▶ _What needs to be done_
Return the material word for word. Do not include the pictures.
[Begin Data section]
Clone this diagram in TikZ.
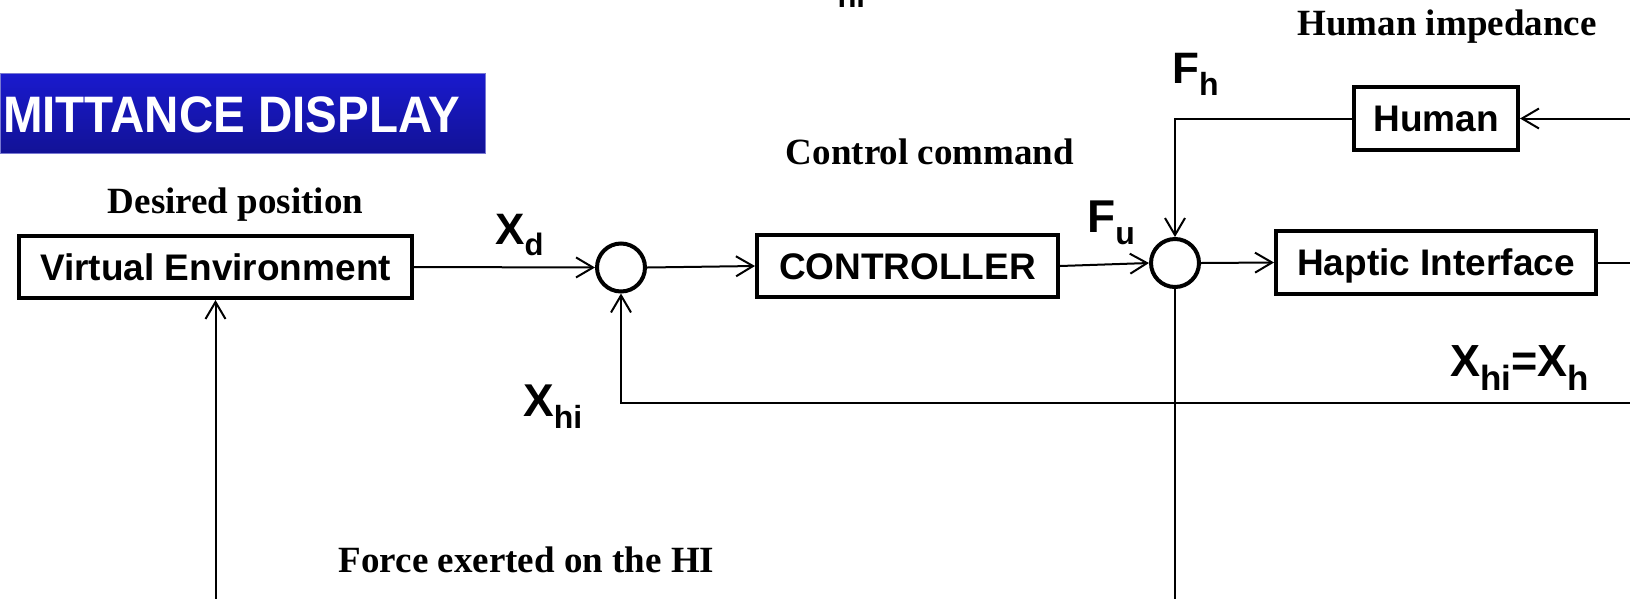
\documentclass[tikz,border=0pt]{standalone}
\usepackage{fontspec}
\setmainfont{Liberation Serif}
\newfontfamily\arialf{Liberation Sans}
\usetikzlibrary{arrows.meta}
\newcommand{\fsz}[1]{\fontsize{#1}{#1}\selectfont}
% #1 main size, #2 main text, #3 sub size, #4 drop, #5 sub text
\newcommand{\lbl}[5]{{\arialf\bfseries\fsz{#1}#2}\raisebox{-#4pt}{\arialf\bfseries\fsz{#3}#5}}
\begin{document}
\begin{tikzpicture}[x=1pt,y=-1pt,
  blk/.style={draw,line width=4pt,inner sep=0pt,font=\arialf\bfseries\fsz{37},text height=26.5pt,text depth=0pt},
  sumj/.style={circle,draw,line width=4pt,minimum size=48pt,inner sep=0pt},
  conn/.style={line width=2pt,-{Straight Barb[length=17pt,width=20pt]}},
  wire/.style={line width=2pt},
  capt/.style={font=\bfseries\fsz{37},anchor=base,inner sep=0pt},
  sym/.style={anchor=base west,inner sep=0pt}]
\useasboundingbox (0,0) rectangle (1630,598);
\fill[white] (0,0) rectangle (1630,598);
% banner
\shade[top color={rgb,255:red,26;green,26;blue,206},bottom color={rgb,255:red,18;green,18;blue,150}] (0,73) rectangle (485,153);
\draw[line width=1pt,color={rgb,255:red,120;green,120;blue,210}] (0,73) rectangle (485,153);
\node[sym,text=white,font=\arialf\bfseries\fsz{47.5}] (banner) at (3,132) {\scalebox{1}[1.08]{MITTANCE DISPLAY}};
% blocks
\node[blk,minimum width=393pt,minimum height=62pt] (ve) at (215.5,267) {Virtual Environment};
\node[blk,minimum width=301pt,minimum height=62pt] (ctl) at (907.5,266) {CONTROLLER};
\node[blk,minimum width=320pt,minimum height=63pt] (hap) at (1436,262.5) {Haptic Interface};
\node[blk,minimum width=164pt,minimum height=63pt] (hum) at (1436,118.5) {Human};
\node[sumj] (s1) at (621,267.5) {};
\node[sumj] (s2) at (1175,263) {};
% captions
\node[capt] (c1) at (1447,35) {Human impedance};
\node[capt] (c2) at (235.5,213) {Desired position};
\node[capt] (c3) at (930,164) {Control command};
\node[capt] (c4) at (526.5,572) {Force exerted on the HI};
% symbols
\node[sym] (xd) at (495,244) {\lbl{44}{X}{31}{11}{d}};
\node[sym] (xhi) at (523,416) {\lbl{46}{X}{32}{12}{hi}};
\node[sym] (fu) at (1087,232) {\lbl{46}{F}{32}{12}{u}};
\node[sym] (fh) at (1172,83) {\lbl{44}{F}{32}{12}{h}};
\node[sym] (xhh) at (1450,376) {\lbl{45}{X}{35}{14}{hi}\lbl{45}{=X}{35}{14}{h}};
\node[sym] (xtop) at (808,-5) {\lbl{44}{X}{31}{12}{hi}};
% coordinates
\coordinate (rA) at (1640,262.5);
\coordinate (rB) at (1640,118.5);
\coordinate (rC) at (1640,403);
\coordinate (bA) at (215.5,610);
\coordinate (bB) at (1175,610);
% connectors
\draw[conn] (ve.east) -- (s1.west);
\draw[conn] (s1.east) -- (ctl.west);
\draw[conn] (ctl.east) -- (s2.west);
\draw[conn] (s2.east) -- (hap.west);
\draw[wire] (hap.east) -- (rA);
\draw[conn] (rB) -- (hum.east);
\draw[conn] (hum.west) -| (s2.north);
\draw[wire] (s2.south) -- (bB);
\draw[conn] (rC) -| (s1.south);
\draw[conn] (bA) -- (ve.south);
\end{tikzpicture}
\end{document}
[End Data section]
▶ _Output of the task_
Clone this diagram in TikZ.
\documentclass[tikz,border=0pt]{standalone}
\usepackage{fontspec}
\setmainfont{Liberation Serif}
\newfontfamily\arialf{Liberation Sans}
\usetikzlibrary{arrows.meta}
\newcommand{\fsz}[1]{\fontsize{#1}{#1}\selectfont}
% #1 main size, #2 main text, #3 sub size, #4 drop, #5 sub text
\newcommand{\lbl}[5]{{\arialf\bfseries\fsz{#1}#2}\raisebox{-#4pt}{\arialf\bfseries\fsz{#3}#5}}
\begin{document}
\begin{tikzpicture}[x=1pt,y=-1pt,
  blk/.style={draw,line width=4pt,inner sep=0pt,font=\arialf\bfseries\fsz{37},text height=26.5pt,text depth=0pt},
  sumj/.style={circle,draw,line width=4pt,minimum size=48pt,inner sep=0pt},
  conn/.style={line width=2pt,-{Straight Barb[length=17pt,width=20pt]}},
  wire/.style={line width=2pt},
  capt/.style={font=\bfseries\fsz{37},anchor=base,inner sep=0pt},
  sym/.style={anchor=base west,inner sep=0pt}]
\useasboundingbox (0,0) rectangle (1630,598);
\fill[white] (0,0) rectangle (1630,598);
% banner
\shade[top color={rgb,255:red,26;green,26;blue,206},bottom color={rgb,255:red,18;green,18;blue,150}] (0,73) rectangle (485,153);
\draw[line width=1pt,color={rgb,255:red,120;green,120;blue,210}] (0,73) rectangle (485,153);
\node[sym,text=white,font=\arialf\bfseries\fsz{47.5}] (banner) at (3,132) {\scalebox{1}[1.08]{MITTANCE DISPLAY}};
% blocks
\node[blk,minimum width=393pt,minimum height=62pt] (ve) at (215.5,267) {Virtual Environment};
\node[blk,minimum width=301pt,minimum height=62pt] (ctl) at (907.5,266) {CONTROLLER};
\node[blk,minimum width=320pt,minimum height=63pt] (hap) at (1436,262.5) {Haptic Interface};
\node[blk,minimum width=164pt,minimum height=63pt] (hum) at (1436,118.5) {Human};
\node[sumj] (s1) at (621,267.5) {};
\node[sumj] (s2) at (1175,263) {};
% captions
\node[capt] (c1) at (1447,35) {Human impedance};
\node[capt] (c2) at (235.5,213) {Desired position};
\node[capt] (c3) at (930,164) {Control command};
\node[capt] (c4) at (526.5,572) {Force exerted on the HI};
% symbols
\node[sym] (xd) at (495,244) {\lbl{44}{X}{31}{11}{d}};
\node[sym] (xhi) at (523,416) {\lbl{46}{X}{32}{12}{hi}};
\node[sym] (fu) at (1087,232) {\lbl{46}{F}{32}{12}{u}};
\node[sym] (fh) at (1172,83) {\lbl{44}{F}{32}{12}{h}};
\node[sym] (xhh) at (1450,376) {\lbl{45}{X}{35}{14}{hi}\lbl{45}{=X}{35}{14}{h}};
\node[sym] (xtop) at (808,-5) {\lbl{44}{X}{31}{12}{hi}};
% coordinates
\coordinate (rA) at (1640,262.5);
\coordinate (rB) at (1640,118.5);
\coordinate (rC) at (1640,403);
\coordinate (bA) at (215.5,610);
\coordinate (bB) at (1175,610);
% connectors
\draw[conn] (ve.east) -- (s1.west);
\draw[conn] (s1.east) -- (ctl.west);
\draw[conn] (ctl.east) -- (s2.west);
\draw[conn] (s2.east) -- (hap.west);
\draw[wire] (hap.east) -- (rA);
\draw[conn] (rB) -- (hum.east);
\draw[conn] (hum.west) -| (s2.north);
\draw[wire] (s2.south) -- (bB);
\draw[conn] (rC) -| (s1.south);
\draw[conn] (bA) -- (ve.south);
\end{tikzpicture}
\end{document}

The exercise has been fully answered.